** SUPPLIED DATA **
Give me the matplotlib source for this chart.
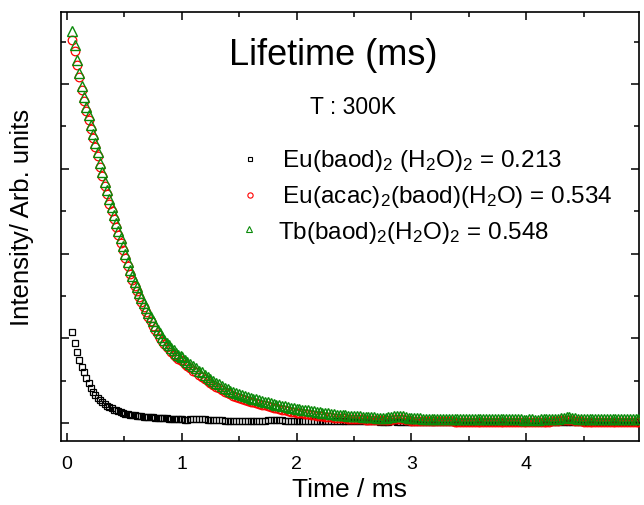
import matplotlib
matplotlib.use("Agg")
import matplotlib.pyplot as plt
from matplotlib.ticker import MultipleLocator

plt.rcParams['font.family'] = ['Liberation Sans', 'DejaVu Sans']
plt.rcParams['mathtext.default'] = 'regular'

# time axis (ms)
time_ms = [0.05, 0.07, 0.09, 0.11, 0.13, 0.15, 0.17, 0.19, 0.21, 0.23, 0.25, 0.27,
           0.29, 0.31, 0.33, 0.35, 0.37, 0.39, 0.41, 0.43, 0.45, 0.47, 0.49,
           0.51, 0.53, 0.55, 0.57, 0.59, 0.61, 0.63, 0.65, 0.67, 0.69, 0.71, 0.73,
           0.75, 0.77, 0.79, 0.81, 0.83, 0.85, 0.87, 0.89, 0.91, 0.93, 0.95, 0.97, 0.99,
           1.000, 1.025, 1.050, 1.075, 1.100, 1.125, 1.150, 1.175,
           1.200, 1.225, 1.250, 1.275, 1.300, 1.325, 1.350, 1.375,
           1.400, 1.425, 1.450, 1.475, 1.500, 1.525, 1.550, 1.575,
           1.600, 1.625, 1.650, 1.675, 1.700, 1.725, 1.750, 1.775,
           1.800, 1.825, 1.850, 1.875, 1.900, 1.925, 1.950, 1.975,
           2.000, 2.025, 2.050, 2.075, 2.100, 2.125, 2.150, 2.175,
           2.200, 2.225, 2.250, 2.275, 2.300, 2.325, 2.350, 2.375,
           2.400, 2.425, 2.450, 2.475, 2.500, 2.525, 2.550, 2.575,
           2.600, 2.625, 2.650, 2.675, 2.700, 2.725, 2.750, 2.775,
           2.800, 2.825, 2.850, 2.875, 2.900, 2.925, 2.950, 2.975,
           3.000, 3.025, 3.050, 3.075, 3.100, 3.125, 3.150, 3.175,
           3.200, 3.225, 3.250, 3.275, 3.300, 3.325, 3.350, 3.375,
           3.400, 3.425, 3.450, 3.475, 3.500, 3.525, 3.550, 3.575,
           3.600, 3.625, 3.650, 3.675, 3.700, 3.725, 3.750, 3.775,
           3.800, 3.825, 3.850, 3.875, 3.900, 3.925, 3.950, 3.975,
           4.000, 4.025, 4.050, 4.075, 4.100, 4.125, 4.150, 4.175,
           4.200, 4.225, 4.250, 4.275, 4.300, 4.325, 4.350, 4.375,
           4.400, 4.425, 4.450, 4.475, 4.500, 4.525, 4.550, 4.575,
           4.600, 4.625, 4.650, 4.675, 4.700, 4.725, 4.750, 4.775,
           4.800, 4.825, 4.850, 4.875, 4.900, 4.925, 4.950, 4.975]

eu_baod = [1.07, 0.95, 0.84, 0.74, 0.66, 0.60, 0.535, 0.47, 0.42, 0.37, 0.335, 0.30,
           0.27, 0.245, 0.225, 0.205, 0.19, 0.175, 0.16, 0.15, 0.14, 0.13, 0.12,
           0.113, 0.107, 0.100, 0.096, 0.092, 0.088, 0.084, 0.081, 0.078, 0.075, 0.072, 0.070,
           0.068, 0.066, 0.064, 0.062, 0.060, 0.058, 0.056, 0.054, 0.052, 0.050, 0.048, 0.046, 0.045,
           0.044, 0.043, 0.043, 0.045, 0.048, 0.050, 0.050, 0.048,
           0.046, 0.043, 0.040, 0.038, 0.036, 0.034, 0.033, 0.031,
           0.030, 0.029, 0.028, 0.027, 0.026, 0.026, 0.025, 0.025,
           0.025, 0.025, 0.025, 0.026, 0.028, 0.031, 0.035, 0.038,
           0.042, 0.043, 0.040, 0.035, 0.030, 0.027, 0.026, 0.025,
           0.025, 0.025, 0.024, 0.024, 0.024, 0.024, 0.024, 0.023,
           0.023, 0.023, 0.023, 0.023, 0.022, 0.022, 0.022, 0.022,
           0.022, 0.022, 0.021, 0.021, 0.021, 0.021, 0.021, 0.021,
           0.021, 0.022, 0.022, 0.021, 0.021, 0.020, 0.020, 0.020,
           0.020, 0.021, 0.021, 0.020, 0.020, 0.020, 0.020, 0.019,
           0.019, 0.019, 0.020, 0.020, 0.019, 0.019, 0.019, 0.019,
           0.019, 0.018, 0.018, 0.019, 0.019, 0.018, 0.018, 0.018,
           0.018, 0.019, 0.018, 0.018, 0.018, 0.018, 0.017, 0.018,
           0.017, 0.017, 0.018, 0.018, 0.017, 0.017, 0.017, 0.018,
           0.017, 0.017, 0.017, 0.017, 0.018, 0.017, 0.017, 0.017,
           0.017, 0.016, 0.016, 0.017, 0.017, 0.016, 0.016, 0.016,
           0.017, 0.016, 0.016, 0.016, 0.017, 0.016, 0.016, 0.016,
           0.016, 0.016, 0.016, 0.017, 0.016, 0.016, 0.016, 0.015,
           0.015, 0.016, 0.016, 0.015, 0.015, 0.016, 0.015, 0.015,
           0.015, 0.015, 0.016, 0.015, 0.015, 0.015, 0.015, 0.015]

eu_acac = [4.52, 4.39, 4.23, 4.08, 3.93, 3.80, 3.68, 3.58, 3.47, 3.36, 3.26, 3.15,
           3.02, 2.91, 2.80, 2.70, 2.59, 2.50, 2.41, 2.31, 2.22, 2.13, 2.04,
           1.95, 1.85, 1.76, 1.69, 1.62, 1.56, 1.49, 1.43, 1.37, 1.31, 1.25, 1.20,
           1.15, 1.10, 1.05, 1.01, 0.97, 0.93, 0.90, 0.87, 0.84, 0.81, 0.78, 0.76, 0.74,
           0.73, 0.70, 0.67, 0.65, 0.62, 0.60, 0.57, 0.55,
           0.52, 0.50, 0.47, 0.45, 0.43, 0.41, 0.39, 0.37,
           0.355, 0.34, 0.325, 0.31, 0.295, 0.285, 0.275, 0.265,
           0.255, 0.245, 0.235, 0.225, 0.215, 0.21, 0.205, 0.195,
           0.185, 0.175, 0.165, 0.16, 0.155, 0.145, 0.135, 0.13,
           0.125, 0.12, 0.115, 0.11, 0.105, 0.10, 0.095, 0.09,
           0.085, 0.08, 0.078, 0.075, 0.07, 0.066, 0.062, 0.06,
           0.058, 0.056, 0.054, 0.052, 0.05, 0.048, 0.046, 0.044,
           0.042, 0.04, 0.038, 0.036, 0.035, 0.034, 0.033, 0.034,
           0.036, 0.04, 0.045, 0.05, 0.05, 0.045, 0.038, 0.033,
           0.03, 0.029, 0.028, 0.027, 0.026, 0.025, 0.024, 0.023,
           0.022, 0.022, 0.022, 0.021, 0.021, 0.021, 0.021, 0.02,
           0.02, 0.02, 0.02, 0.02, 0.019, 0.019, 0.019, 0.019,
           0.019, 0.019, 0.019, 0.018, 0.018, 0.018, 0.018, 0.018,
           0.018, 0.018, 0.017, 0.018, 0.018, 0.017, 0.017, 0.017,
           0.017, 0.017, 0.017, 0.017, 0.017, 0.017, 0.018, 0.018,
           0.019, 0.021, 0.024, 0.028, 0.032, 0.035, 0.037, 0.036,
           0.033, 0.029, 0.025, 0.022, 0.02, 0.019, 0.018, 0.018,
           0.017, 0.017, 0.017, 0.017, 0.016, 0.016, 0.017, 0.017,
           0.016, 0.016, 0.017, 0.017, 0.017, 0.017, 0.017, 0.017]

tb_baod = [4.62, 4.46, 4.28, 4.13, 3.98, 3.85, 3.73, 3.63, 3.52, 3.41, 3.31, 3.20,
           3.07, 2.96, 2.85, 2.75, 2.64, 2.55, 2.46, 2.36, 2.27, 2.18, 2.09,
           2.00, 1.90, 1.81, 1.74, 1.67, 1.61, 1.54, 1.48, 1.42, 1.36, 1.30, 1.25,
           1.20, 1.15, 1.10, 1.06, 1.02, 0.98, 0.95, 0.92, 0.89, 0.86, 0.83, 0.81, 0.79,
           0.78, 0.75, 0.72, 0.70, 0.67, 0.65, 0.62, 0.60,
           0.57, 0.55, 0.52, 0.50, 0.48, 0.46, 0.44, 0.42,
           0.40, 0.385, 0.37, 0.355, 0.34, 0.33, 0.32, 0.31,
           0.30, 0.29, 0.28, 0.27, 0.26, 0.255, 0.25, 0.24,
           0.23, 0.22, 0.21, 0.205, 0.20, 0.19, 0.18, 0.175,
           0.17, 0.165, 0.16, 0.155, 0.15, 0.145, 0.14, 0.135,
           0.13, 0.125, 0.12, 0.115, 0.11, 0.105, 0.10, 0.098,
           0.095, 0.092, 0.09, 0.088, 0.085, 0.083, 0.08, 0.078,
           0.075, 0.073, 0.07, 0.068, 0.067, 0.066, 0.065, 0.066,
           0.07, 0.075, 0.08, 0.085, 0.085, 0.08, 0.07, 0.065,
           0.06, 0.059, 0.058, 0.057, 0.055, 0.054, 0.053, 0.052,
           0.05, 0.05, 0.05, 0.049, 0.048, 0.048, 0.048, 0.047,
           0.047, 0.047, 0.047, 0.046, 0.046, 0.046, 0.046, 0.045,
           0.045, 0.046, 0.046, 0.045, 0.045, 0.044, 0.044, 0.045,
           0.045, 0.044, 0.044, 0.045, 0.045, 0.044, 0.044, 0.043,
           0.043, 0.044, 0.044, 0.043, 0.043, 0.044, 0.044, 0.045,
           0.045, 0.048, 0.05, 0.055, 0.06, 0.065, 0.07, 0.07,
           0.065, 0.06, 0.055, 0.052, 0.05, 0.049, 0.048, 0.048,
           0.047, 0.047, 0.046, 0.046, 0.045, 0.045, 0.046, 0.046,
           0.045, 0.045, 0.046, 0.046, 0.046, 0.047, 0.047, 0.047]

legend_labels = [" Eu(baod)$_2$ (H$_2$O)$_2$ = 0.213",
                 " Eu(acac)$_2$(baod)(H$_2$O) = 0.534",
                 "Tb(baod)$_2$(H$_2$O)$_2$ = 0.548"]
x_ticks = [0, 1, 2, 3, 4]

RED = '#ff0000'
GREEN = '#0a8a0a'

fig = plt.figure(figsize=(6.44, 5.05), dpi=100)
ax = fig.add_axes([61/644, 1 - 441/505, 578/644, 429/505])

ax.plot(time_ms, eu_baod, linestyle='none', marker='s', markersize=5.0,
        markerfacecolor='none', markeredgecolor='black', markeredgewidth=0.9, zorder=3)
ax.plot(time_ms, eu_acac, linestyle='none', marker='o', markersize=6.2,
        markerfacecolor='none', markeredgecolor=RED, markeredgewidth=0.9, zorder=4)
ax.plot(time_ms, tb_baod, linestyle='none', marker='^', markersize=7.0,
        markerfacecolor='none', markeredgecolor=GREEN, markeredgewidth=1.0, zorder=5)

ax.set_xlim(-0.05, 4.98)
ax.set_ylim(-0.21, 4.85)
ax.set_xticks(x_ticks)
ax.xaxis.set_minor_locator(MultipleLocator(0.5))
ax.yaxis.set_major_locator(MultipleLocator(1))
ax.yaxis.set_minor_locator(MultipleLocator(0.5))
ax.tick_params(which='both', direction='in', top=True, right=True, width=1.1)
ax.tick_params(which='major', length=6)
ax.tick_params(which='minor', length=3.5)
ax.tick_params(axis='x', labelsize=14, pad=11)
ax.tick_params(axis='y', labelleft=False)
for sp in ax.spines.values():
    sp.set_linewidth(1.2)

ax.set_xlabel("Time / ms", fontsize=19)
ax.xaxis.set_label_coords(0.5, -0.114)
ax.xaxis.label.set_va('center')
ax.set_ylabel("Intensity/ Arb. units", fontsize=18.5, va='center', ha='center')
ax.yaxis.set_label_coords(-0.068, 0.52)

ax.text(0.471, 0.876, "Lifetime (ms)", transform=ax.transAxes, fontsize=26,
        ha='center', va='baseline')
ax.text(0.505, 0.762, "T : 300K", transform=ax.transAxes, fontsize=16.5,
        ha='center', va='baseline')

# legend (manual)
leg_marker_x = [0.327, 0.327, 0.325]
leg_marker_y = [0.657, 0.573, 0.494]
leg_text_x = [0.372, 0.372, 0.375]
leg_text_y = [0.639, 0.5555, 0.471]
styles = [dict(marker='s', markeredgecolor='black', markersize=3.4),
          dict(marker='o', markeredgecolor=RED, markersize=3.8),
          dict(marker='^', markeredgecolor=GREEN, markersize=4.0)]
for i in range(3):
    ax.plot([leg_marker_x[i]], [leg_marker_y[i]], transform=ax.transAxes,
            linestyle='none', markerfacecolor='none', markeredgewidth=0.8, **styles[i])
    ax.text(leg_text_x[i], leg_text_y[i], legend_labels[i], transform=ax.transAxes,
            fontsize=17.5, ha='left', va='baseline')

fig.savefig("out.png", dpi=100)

** WHAT TO WORK ON **
Transcribe the opening line of the listing above, please, and every line after it through the line with "plt.rcParams['mathtext.default'] = 'regular'", word for word, without pictures.

** SOLUTION FOR THIS EXERCISE **
Give me the matplotlib source for this chart.
import matplotlib
matplotlib.use("Agg")
import matplotlib.pyplot as plt
from matplotlib.ticker import MultipleLocator

plt.rcParams['font.family'] = ['Liberation Sans', 'DejaVu Sans']
plt.rcParams['mathtext.default'] = 'regular'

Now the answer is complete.